The Python requests module provides good documentation on how to upload a single file in a single request:

 files = {'file': open('report.xls', 'rb')}

I tried extending that example by using this code in an attempt to upload multiple files:

 files = {'file': [open('report.xls', 'rb'), open('report2.xls, 'rb')]}

but it resulted in this error:

 File "/System/Library/Frameworks/Python.framework/Versions/2.7/lib/python2.7/urllib.py",      line 1052, in splittype
 match = _typeprog.match(url)
 TypeError: expected string or buffer

Is it possible to upload a list of files in a single request using this module, and how?

To upload a list of files with the same key value in a single request, you can create a list of tuples with the first item in each tuple as the key value and the file object as the second:

files = [('file', open('report.xls', 'rb')), ('file', open('report2.xls', 'rb'))]

Multiple files with different key values can be uploaded by adding multiple dictionary entries:

files = {'file1': open('report.xls', 'rb'), 'file2': open('otherthing.txt', 'rb')}
r = requests.post('http://httpbin.org/post', files=files)

The documentation contains a clear answer.

Quoted:

You can send multiple files in one request. For example, suppose you want to upload image files to an HTML form with a multiple file field ‘images’:

To do that, just set files to a list of tuples of (form_field_name, file_info):

url = 'http://httpbin.org/post'
multiple_files = [('images', ('foo.png', open('foo.png', 'rb'), 'image/png')),
                      ('images', ('bar.png', open('bar.png', 'rb'), 'image/png'))]
r = requests.post(url, files=multiple_files)
r.text

# {
#  ...
#  'files': {'images': 'data:image/png;base64,iVBORw ....'}
#  'Content-Type': 'multipart/form-data; boundary=3131623adb2043caaeb5538cc7aa0b3a',
#  ...
# }

In case you have the files from a form and want to forward it to other URL or to API. Here is an example with multiple files and other form data to forward to other URL.

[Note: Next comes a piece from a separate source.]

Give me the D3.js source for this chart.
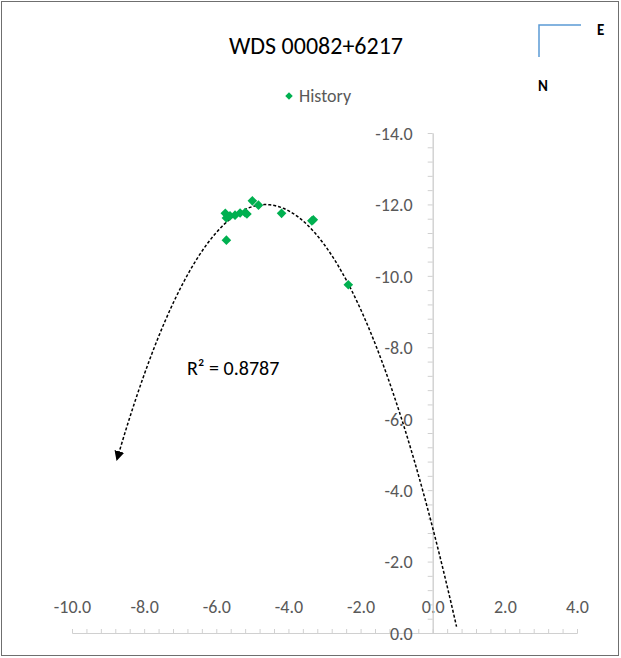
<!DOCTYPE html>
<html>
<head>
    <meta charset="utf-8">
    <title>WDS 00082+6217</title>
    <script type="text/javascript" src="https://cdn.jsdelivr.net/npm/d3@7"></script>
    <style>
        body { margin: 0; background: #fff; }
        text { font-family: Carlito, Calibri, Lato, "Open Sans", sans-serif; }
    </style>
</head>

<body>

<script type="text/javascript">
    // measured positions (x, y) of the history points
    var historyX = [-5.75, -5.72, -5.62, -5.48, -5.34, -5.20, -5.15, -5.00, -4.83, -4.19, -3.35, -3.31, -5.72, -2.34];
    var historyY = [-11.75, -11.62, -11.68, -11.70, -11.76, -11.77, -11.73, -12.10, -11.98, -11.75, -11.54, -11.57, -11.00, -9.75];

    // polynomial (order 2) trendline as drawn: c, b, a in y = a x^2 + b x + c
    var trendCoef = [-2.94, 3.906, 0.4212];
    var forecast = 3;          // forecast both ways, x units
    var r2Label = "R\u00b2 = 0.8787";

    var xMajor = [-10, -8, -6, -4, -2, 0, 2, 4];
    var yMajor = [-14, -12, -10, -8, -6, -4, -2, 0];
    var minorStep = 0.4;

    var width = 621,
        height = 658;

    var svg = d3.select("body").append("svg")
            .attr("width", width)
            .attr("height", height);

    svg.append("rect")
        .attr("x", 1.5).attr("y", 1.5)
        .attr("width", width - 4).attr("height", height - 4)
        .attr("fill", "#fff")
        .attr("stroke", "#6f6f6f");

    var x = d3.scaleLinear().domain([-10, 4]).range([72, 577]);
    var y = d3.scaleLinear().domain([-14, 0]).range([133, 633]);

    var fmt = function(d){ return d.toFixed(1); };

    function renderAxes(){
        var xMinor = d3.range(0, 36).map(function(i){ return -10 + i * minorStep; });
        var yMinor = d3.range(0, 36).map(function(i){ return -14 + i * minorStep; });

        // minor ticks
        svg.append("g")
            .classed("x-minor", true)
            .attr("transform", "translate(0," + y(0) + ")")
            .call(d3.axisTop(x).tickValues(xMinor).tickSize(4).tickSizeOuter(0).tickFormat(""));
        svg.append("g")
            .classed("y-minor", true)
            .attr("transform", "translate(" + x(0) + ",0)")
            .call(d3.axisLeft(y).tickValues(yMinor).tickSize(5).tickSizeOuter(0).tickFormat(""));

        // labels
        svg.append("g")
            .classed("x-axis", true)
            .attr("transform", "translate(0," + y(0) + ")")
            .call(d3.axisTop(x).tickValues(xMajor).tickSize(0).tickPadding(20).tickFormat(fmt));
        svg.append("g")
            .classed("y-axis", true)
            .attr("transform", "translate(" + x(0) + ",0)")
            .call(d3.axisLeft(y).tickValues(yMajor).tickSize(0).tickPadding(20).tickFormat(fmt));

        svg.selectAll(".x-minor path, .y-minor path, .x-minor line, .y-minor line, .x-axis path, .y-axis path")
            .attr("stroke", "#d0d0d0");
        svg.selectAll(".x-axis text, .y-axis text")
            .attr("fill", "#595959")
            .style("font-size", "18px");
        svg.selectAll(".y-axis text").attr("dy", "0.35em");
    }

    function renderTrend(){
        var x0 = d3.min(historyX) - forecast,
            x1 = d3.max(historyX) + forecast;
        var samples = d3.range(0, 121).map(function(i){
            var xv = x0 + (x1 - x0) * i / 120;
            return [xv, trendCoef[0] + trendCoef[1] * xv + trendCoef[2] * xv * xv];
        });

        svg.append("defs").append("marker")
            .attr("id", "arrow")
            .attr("markerUnits", "userSpaceOnUse")
            .attr("viewBox", "0 0 10 10")
            .attr("refX", 8).attr("refY", 5)
            .attr("markerWidth", 10).attr("markerHeight", 10)
            .attr("orient", "auto-start-reverse")
            .append("path")
            .attr("d", "M0,0 L10,5 L0,10 Z")
            .attr("fill", "#000");

        svg.append("path")
            .datum(samples)
            .attr("d", d3.line().x(function(d){ return x(d[0]); }).y(function(d){ return y(d[1]); }))
            .attr("fill", "none")
            .attr("stroke", "#000")
            .attr("stroke-width", 1.5)
            .attr("stroke-dasharray", "3,2")
            .attr("marker-start", "url(#arrow)");

        svg.append("text")
            .attr("x", 187).attr("y", 375)
            .style("font-size", "20px")
            .attr("fill", "#000")
            .text(r2Label);
    }

    function renderPoints(){
        var diamond = d3.symbol().type(d3.symbolSquare).size(46);
        svg.append("g").selectAll("path")
            .data(historyX)
            .enter().append("path")
            .attr("d", diamond)
            .attr("transform", function(d, i){
                return "translate(" + x(d) + "," + y(historyY[i]) + ") rotate(45)";
            })
            .attr("fill", "#00b050");
    }

    function renderLabels(){
        svg.append("text")
            .attr("x", 316).attr("y", 54)
            .attr("text-anchor", "middle")
            .style("font-size", "24px")
            .attr("fill", "#000")
            .text("WDS 00082+6217");

        svg.append("path")
            .attr("d", d3.symbol().type(d3.symbolSquare).size(28))
            .attr("transform", "translate(289,96) rotate(45)")
            .attr("fill", "#00b050");
        svg.append("text")
            .attr("x", 299).attr("y", 102)
            .style("font-size", "18px")
            .attr("fill", "#595959")
            .text("History");

        // orientation marker
        svg.append("path")
            .attr("d", "M539,57 L539,25 L581,25")
            .attr("fill", "none")
            .attr("stroke", "#5b9bd5")
            .attr("stroke-width", 1.5);
        svg.append("text")
            .attr("x", 597).attr("y", 35)
            .style("font-size", "15px").style("font-weight", "bold")
            .text("E");
        svg.append("text")
            .attr("x", 538).attr("y", 91)
            .style("font-size", "15px").style("font-weight", "bold")
            .text("N");
    }

    renderAxes();
    renderTrend();
    renderPoints();
    renderLabels();
</script>

</body>

</html>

images = request.files.getlist('images')
files = []
for image in images:
    files.append(("images", (image.filename, image.read(), image.content_type)))
r = requests.post(url="http://example.com/post", data={"formdata1": "strvalue", "formdata2": "strvalue2"}, files=files)

You need to create a file list to upload multiple images:

file_list = [  
       ('Key_here', ('file_name1.jpg', open('file_path1.jpg', 'rb'), 'image/png')),
       ('key_here', ('file_name2.jpg', open('file_path2.jpg', 'rb'), 'image/png'))
   ]

r = requests.post(url, files=file_list)

If you want to send files on the same key you need to keep the key same for each element, and for a different key just change the keys.

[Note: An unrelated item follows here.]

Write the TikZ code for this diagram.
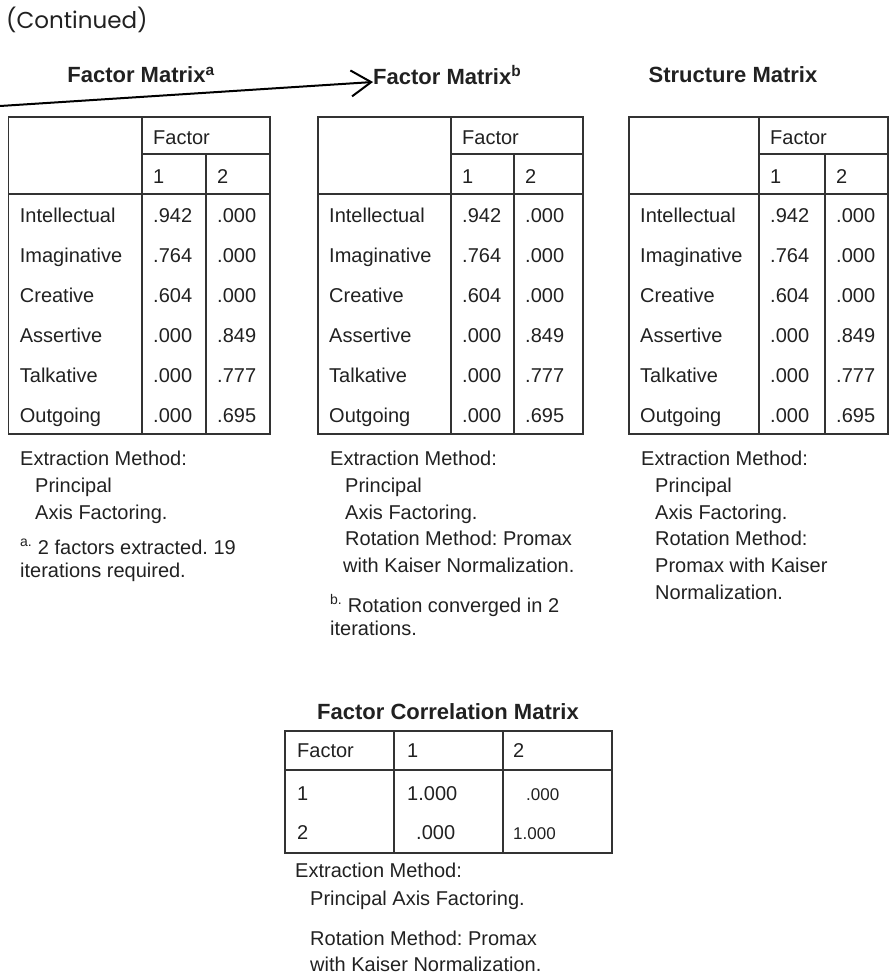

Source : https://stackabuse.com/the-python-requests-module/

I'm a little bit confused, but directly opening file in request (however same is written in official requests guide) is not so "safe".

Just try:

import os
import requests
file_path = "/home/user_folder/somefile.txt"
files = {'somefile': open(file_path, 'rb')}
r = requests.post('http://httpbin.org/post', files=files)

Yes, all will be ok, but:

os.rename(file_path, file_path)

And you will get:

PermissionError:The process cannot access the file because it is being used by another process

Please, correct me if I'm not right, but it seems that file is still opened and I do not know any way to close it.

Instead of this I use:

import os
import requests
#let it be folder with files to upload
folder = "/home/user_folder/"
#dict for files
upload_list = []
for files in os.listdir(folder):
    with open("{folder}{name}".format(folder=folder, name=files), "rb") as data:
        upload_list.append(files, data.read())
r = request.post("https://httpbin.org/post", files=upload_list)
#trying to rename uploaded files now
for files in os.listdir(folder):
    os.rename("{folder}{name}".format(folder=folder, name=files), "{folder}{name}".format(folder=folder, name=files))

Now we do not get errors, so I recommend to use this way to upload multiple files or you could receive some errors. Hope this answer well help somebody and save priceless time.

Using These methods File will Automatically be closed.

Method 1

with open("file_1.txt", "rb") as f1, open("file_2.txt", "rb") as f2:
    files = [f1, f2]
    response = requests.post('URL', files=files)

But When You're Opening Multiple Files This Can Get Pretty long

Method 2:

files = [open("forms.py", "rb"), open("data.db", "rb")]
response = requests.post('URL', files=files)

# Closing all Files
for file in files: 
    file.close()

If you have multiple files in a python list, you can use eval() in a comprehension to loop over the files in the requests post files parameter.

file_list = ['001.jpg', '002.jpg', '003.jpg']
files=[eval(f'("inline", open("{file}", "rb"))') for file in file_list ]

requests.post(
        url=url,
        files=files
)

In my case uploading all the images which are inside the folder just adding key with index

e.g. key = 'images' to e.g. 'images[0]' in the loop

 photosDir = 'allImages'
 def getFilesList(self):
        listOfDir = os.listdir(os.path.join(os.getcwd()+photosDir))
        setOfImg = []
        for key,row in enumerate(listOfDir):
            print(os.getcwd()+photosDir+str(row) , 'Image Path')
            setOfImg.append((
                'images['+str(key)+']',(row,open(os.path.join(os.getcwd()+photosDir+'/'+str(row)),'rb'),'image/jpg')
            ))
        print(setOfImg)
        return  setOfImg

The way of files = [("file", (filename, fileobj)), ("file", (filename, fileobj))] in the other answers weren't working for me, but files={"file1": (filename, fileobj), "file2": (filename, fileobj)} did. Just an alternative method in case the above answers don't work

To upload multiple files in single request,

files = [("files", (file.filename, file.file.read(), file.content_type)) 
            for file in files]
requests.post(url=url, 
              data=data, 
              headers=headers, 
              files=files)